Автор настоящих заметок путем специальных исследований самостоятельно пришел к тем же выводам, недоказуемым с точки зрения строгой науки, и он может только позавидовать писателю, которому достаточно артистизма, чтобы быть убедительным. Однако не во всем пушкинист-исследователь может безусловно согласиться с пушкинистом-писателем. По Битову, Пушкин в Михайловском последовательно брал мировые вершины: в “Цыганах” и в первых главах “Онегина” он перерос и преодолел Байрона, в “Борисе Годунове” — Шекспира, в “Сцене из Фауста” — Гёте. Битову хочется, чтобы это произошло непременно в такой последовательности, и он предлагает датировать “Сцену из Фауста” ноябрем 1825 года, сразу после “Годунова”. По его словам, эту датировку нельзя подтвердить, но нельзя и опровергнуть. Действительно, “Сцена из Фауста” всегда датировалась 1825 годом, без уточнений. Но детальные исследования последних лет позволили довольно убедительно определить конкретный промежуток, в который она была написана: июнь — июль 1825 года[1]. Как видим, это не совпадает с предположением Битова. Впрочем, тут больше Боберов виноват, автор лишь поддался обаянию его идеи. Гёте явно “позвали третьим” к Шекспиру и Байрону — для полноты и красоты картины.
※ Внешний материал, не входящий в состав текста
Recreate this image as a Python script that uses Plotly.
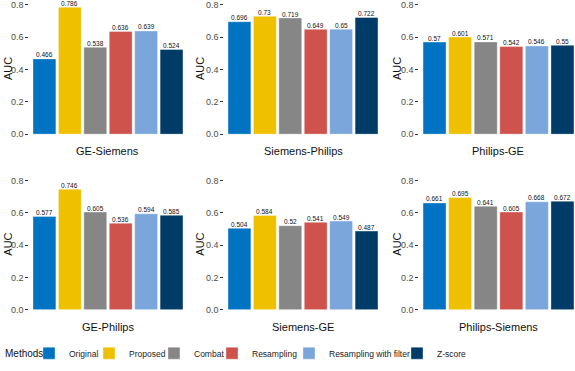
import plotly.graph_objects as go

methods = ["Original", "Proposed", "Combat", "Resampling", "Resampling with filter", "Z-score"]
colors = ["#0073C2", "#EFC000", "#868686", "#CD534C", "#7AA6DC", "#003C67"]
panels = ["GE-Siemens", "Siemens-Philips", "Philips-GE", "GE-Philips", "Siemens-GE", "Philips-Siemens"]
# values per panel, in method order
ge_siemens = [0.466, 0.786, 0.538, 0.636, 0.639, 0.524]
siemens_philips = [0.696, 0.73, 0.719, 0.649, 0.65, 0.722]
philips_ge = [0.57, 0.601, 0.571, 0.542, 0.546, 0.55]
ge_philips = [0.577, 0.746, 0.605, 0.536, 0.594, 0.585]
siemens_ge = [0.504, 0.584, 0.52, 0.541, 0.549, 0.487]
philips_siemens = [0.661, 0.695, 0.641, 0.605, 0.668, 0.672]
panel_values = [ge_siemens, siemens_philips, philips_ge, ge_philips, siemens_ge, philips_siemens]
y_ticks = [0.0, 0.2, 0.4, 0.6, 0.8]

W, H = 575, 371
FONT = "Liberation Sans, Arial, sans-serif"

def fx(px):
    return px / W

def fy(py):
    return 1 - py / H

col_px = [(29.2, 186.8), (224.2, 381.8), (419.2, 575.0)]
col_range = [[-0.6, 5.6], [-0.6, 5.6], [-0.6, 5.49]]
row_px = [(0.0, 136.0), (178.0, 314.0)]  # top, bottom (y=0 at bottom)
YMAX = 0.8305
legend_key_px = [43, 103, 168, 226, 303, 411]

fig = go.Figure()
layout = {}
annotations = []

for p, name in enumerate(panels):
    r, c = divmod(p, 3)
    idx = p + 1
    xa = "x" if idx == 1 else f"x{idx}"
    ya = "y" if idx == 1 else f"y{idx}"
    vals = panel_values[p]
    for m, meth in enumerate(methods):
        fig.add_trace(go.Bar(
            x=[meth], y=[vals[m]], name=meth,
            marker=dict(color=colors[m], line=dict(color="rgba(255,255,255,0.45)", width=0.8)),
            width=0.9, xaxis=xa, yaxis=ya, showlegend=(p == 0), legendgroup=meth,
            legend="legend" if m == 0 else f"legend{m + 1}",
            hoverinfo="skip",
        ))
        annotations.append(dict(text=f"{vals[m]:g}", x=meth, y=vals[m], xref=xa, yref=ya,
                                showarrow=False, xanchor="center", yanchor="bottom",
                                borderpad=0, yshift=-0.5,
                                font=dict(size=6.5, color="#111111", family=FONT)))
    xkey = "xaxis" if idx == 1 else f"xaxis{idx}"
    ykey = "yaxis" if idx == 1 else f"yaxis{idx}"
    top, bot = row_px[r]
    layout[xkey] = dict(domain=[fx(col_px[c][0]), fx(col_px[c][1])], anchor=ya,
                        type="category", categoryorder="array", categoryarray=methods,
                        range=col_range[c], showticklabels=False, ticks="",
                        showline=False, showgrid=False, zeroline=False, fixedrange=True)
    layout[ykey] = dict(domain=[fy(bot), fy(top)], anchor=xa, range=[0, YMAX],
                        tickvals=y_ticks, ticktext=[f"{v:.1f}" for v in y_ticks],
                        ticks="outside", ticklen=3, tickwidth=1, tickcolor="#333333",
                        tickfont=dict(size=9, color="#4D4D4D", family=FONT),
                        showline=False, showgrid=False, zeroline=False, fixedrange=True)
    cx = (col_px[c][0] + col_px[c][1]) / 2 if c < 2 else 498
    annotations.append(dict(text=name, x=fx(cx), y=fy(bot + 17), xref="paper", yref="paper",
                            showarrow=False, font=dict(size=11, color="#111111", family=FONT),
                            xanchor="center", yanchor="middle"))
    ax_px = [8, 200, 397][c]
    annotations.append(dict(text="AUC", x=fx(ax_px), y=fy((top + bot) / 2 + 2), xref="paper", yref="paper",
                            showarrow=False, textangle=-90,
                            font=dict(size=11, color="#111111", family=FONT),
                            xanchor="center", yanchor="middle"))

annotations.append(dict(text="Methods", x=fx(3), y=fy(358), xref="paper", yref="paper",
                        showarrow=False, font=dict(size=10, color="#111111", family=FONT),
                        xanchor="left", yanchor="middle"))

for m in range(len(methods)):
    key = "legend" if m == 0 else f"legend{m + 1}"
    layout[key] = dict(orientation="h", x=fx(legend_key_px[m] - 14), xanchor="left",
                       y=fy(358), yanchor="middle", bgcolor="rgba(0,0,0,0)",
                       font=dict(size=8.5, color="#222222", family=FONT),
                       itemclick=False, itemdoubleclick=False)

fig.update_layout(
    width=W, height=H,
    margin=dict(l=0, r=0, t=0, b=0),
    paper_bgcolor="white", plot_bgcolor="white",
    barmode="group", bargap=0.1,
    font=dict(family=FONT),
    annotations=annotations,
    **layout,
)

fig.write_html(
    "out.html",
    config={"displayModeBar": False},
    post_script="document.documentElement.style.margin='0px';document.body.style.margin='0px';"
                "document.body.style.padding='0px';document.body.style.overflow='hidden';",
)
Итак, в декабре 1825 года заяц помог Пушкину отсечь ложный вариант судьбы, выбрать свой путь. Но сама возможность поворотов на очередных витках жизненной спирали волновала его, интриговала, давала ощущение свободы. В творчестве болдинской осени 1830 года Битов усмотрел то, чего не видели раньше, — перебор жизненных вариантов: в “маленьких трагедиях” осмыслены “варианты путей таланта, варианты поэтической судьбы”, в “Повестях Белкина” — “варианты брака”. “Будто ступив окончательно на свою дорогу, Пушкин перебирает эти пути, то ли выбирая из них, то ли перечеркивая их для себя”. Последний пушкинский период (1833 — 1836) видится Битову в этом ракурсе как “жизнь без вариантов” — еще один ключ к дуэльной истории.
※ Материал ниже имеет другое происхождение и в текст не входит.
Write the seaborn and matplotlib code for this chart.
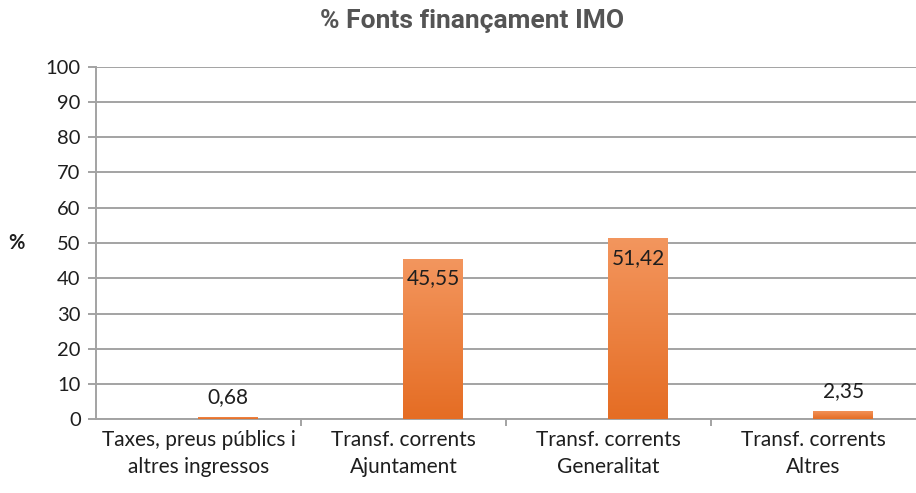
import numpy as np
import pandas as pd
import matplotlib
matplotlib.use("Agg")
import matplotlib.pyplot as plt
import matplotlib.colors as mcolors
import seaborn as sns

# ── Data ───────────────────────────────────────────────────────────────────────
categories = [
    "Taxes, preus públics i\naltres ingressos",
    "Transf. corrents\nAjuntament",
    "Transf. corrents\nGeneralitat",
    "Transf. corrents\nAltres",
]
values = [0.68, 45.55, 51.42, 2.35]
value_labels = ["0,68", "45,55", "51,42", "2,35"]
y_ticks = [0, 10, 20, 30, 40, 50, 60, 70, 80, 90, 100]

# Excel-style chart: a hidden empty series sits left of the visible one
series_order = ["buit", "IMO"]

sns.set_theme(style="white")
plt.rcParams["font.family"] = ["Lato", "DejaVu Sans"]

TOP_COL = "#F3965E"
BOT_COL = "#E56D24"
GRID_COL = "#A3A3A3"
TXT_COL = "#1e1e1e"

df = pd.DataFrame({"categoria": categories, "valor": values, "serie": "IMO"})

fig = plt.figure(figsize=(9.16, 4.93), dpi=100)
ax = fig.add_axes([0.1048, 0.1495, 0.8952, 0.7152])

sns.barplot(
    data=df, x="categoria", y="valor", hue="serie", hue_order=series_order,
    order=categories, width=0.58, dodge=True,
    palette={"buit": BOT_COL, "IMO": BOT_COL}, legend=False,
    linewidth=0, ax=ax, zorder=3,
)

# vertical orange gradient inside each bar
grad = mcolors.LinearSegmentedColormap.from_list("g", [BOT_COL, TOP_COL])
bars = [p for p in ax.patches if p.get_height() > 0]
for patch in bars:
    x0, w, h = patch.get_x(), patch.get_width(), patch.get_height()
    img = ax.imshow(
        np.linspace(0, 1, 100).reshape(-1, 1), cmap=grad, aspect="auto",
        extent=[x0, x0 + w, 0, h], origin="lower", zorder=3,
    )
    img.set_clip_path(patch)
    patch.set_alpha(0)

ax.set_xlim(-0.5, 3.5)
ax.set_ylim(0, 100)

# data labels: inside the top for tall bars, above for short ones
for patch, lab in zip(bars, value_labels):
    cx = patch.get_x() + patch.get_width() / 2
    h = patch.get_height()
    if h > 20:
        ax.annotate(lab, (cx, h), xytext=(0, -7), textcoords="offset points",
                    ha="center", va="top", fontsize=15, color=TXT_COL, zorder=5)
    else:
        ax.annotate(lab, (cx, h), xytext=(0, 7), textcoords="offset points",
                    ha="center", va="bottom", fontsize=15, color=TXT_COL, zorder=5)

# axes styling
ax.set_yticks(y_ticks)
ax.yaxis.grid(True, color=GRID_COL, linewidth=1.4, zorder=0)
ax.xaxis.grid(False)
ax.set_axisbelow(True)
for side in ["top", "right"]:
    ax.spines[side].set_visible(False)
for side in ["left", "bottom"]:
    ax.spines[side].set_color(GRID_COL)
    ax.spines[side].set_linewidth(1.4)

ax.tick_params(axis="y", which="major", length=6, width=1.4, color=GRID_COL,
               labelsize=14.5, labelcolor=TXT_COL, pad=5, left=True)
ax.set_xticks(range(len(categories)))
ax.set_xticklabels(categories, fontsize=15, color=TXT_COL, linespacing=1.4)
ax.tick_params(axis="x", which="major", length=0, pad=8)
ax.set_xticks([0.5, 1.5, 2.5], minor=True)
ax.tick_params(axis="x", which="minor", length=5, width=1.4, color=GRID_COL, bottom=True)

ax.set_xlabel("")
ax.set_ylabel("%", rotation=0, fontsize=14.5, fontweight="bold", color=TXT_COL,
              ha="center", va="center")
ax.yaxis.set_label_coords(-0.097, 0.5)

fig.suptitle("% Fonts finançament IMO", x=0.515, y=0.958, va="center", fontsize=19,
             fontweight="bold", color="#545454", family=["Roboto", "DejaVu Sans"])

fig.savefig("out.png", dpi=100)
plt.close(fig)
Та же тема вариантов пушкинской судьбы звучит в рассказе “Фотография Пушкина. 1799 — 2099”. Этот рассказ 1985 года — бесспорная писательская удача, чистая победа во всех отношениях. Беремся даже утверждать, что “Фотография Пушкина” — лучшая русская проза о Пушкине, в каком-то смысле конгениальная предмету.

Самое трудное в изучении Пушкина и в литературе о нем — его образ. Даже друзья, современники, хорошо знавшие поэта, легко писали о каких-то эпизодах его биографии и, как правило, теряли красноречие, когда им приходилось говорить о самом Пушкине — каким он был. Образ Пушкина ускользает от определений, его личность — тайна, не поддающаяся прямому описанию. Это символически отражено в рассказе Битова: его герою Игорю Одоевцеву, залетевшему в пушкинское время из XXI века, не удается сделать фотографию Пушкина — “только тень, как крыло птицы, вспархивающей перед объективом, и получилась”. Но писателю Битову как-то удалось в этом рассказе уловить неуловимое: Пушкин появляется в нашем поле зрения всего несколько раз, и это переживается как моменты счастья. Это главное при множестве замечательных сюжетных ходов и стилистических красот “Фотографии Пушкина”.
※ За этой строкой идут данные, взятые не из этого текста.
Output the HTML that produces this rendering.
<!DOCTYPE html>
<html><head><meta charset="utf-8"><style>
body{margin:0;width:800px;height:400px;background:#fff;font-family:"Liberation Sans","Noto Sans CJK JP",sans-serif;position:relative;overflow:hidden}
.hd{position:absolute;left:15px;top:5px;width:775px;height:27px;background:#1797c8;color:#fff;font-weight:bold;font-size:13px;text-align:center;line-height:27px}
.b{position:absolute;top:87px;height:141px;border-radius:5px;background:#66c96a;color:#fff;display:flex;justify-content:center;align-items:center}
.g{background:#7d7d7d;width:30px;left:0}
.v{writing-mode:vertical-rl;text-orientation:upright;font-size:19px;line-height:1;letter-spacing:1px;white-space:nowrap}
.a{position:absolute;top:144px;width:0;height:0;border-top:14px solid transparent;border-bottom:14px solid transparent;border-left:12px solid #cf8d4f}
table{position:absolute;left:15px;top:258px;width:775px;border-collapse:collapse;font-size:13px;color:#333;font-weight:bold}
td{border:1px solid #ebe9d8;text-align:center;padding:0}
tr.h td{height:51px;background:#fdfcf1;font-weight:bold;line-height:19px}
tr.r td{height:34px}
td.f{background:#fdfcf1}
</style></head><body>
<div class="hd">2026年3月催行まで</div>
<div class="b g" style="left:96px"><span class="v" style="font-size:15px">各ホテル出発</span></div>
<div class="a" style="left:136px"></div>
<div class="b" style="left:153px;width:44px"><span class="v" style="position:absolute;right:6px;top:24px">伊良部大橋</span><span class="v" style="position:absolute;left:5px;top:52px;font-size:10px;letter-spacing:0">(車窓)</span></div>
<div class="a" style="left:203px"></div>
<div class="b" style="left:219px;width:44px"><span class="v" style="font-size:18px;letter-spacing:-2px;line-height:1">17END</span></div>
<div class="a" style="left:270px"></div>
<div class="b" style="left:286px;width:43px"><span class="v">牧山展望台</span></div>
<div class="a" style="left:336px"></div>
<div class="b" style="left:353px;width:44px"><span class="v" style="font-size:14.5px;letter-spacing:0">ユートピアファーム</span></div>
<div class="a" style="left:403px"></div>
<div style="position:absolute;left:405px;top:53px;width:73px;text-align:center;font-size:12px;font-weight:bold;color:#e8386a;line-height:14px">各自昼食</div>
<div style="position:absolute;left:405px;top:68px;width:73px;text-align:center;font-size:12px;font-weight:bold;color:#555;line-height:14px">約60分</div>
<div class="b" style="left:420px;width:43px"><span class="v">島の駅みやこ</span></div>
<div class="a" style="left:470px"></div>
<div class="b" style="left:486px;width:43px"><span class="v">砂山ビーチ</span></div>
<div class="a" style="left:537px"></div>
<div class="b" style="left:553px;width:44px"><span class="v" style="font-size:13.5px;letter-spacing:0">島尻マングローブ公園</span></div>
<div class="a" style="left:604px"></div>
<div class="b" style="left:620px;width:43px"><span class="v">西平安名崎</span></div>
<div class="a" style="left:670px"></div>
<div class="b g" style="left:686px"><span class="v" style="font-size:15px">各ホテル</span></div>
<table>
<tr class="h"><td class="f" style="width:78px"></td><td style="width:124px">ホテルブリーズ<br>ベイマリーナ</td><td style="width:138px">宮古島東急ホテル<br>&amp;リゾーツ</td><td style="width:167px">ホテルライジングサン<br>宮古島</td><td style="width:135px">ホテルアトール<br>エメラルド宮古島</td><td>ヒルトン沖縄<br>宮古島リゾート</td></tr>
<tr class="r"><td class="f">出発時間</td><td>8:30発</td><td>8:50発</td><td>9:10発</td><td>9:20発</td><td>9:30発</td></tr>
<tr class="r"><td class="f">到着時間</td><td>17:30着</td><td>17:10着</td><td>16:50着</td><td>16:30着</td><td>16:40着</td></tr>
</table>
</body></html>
Перелистав два варианта битовского автокомментария к рассказу, закрываем книжку. На задней ее обложке все тем же легким пером Резо Габриадзе изображен Пушкин: встав на скамеечку и вытянувшись на цыпочках (ростом не вышел), он обрывает яблоки в каком-то (своем ли?) саду. Тут и заяц рядом — с трудом, но узнается в стремительной тени у пушкинских ног. Этой книжкой Битов реализовал две свои заветные мечты: осуществил фотографию Пушкина и зайцу памятник воздвиг нерукотворный. Слово — хороший материал: оно чувствительней фотопленки и “бронзы литой прочней”.

[1] См.: Фомичев С. А., “„Сцена из Фауста” (История создания, проблематика, жанр)” (“Временник Пушкинской комиссии. 1980”. Л. 1983).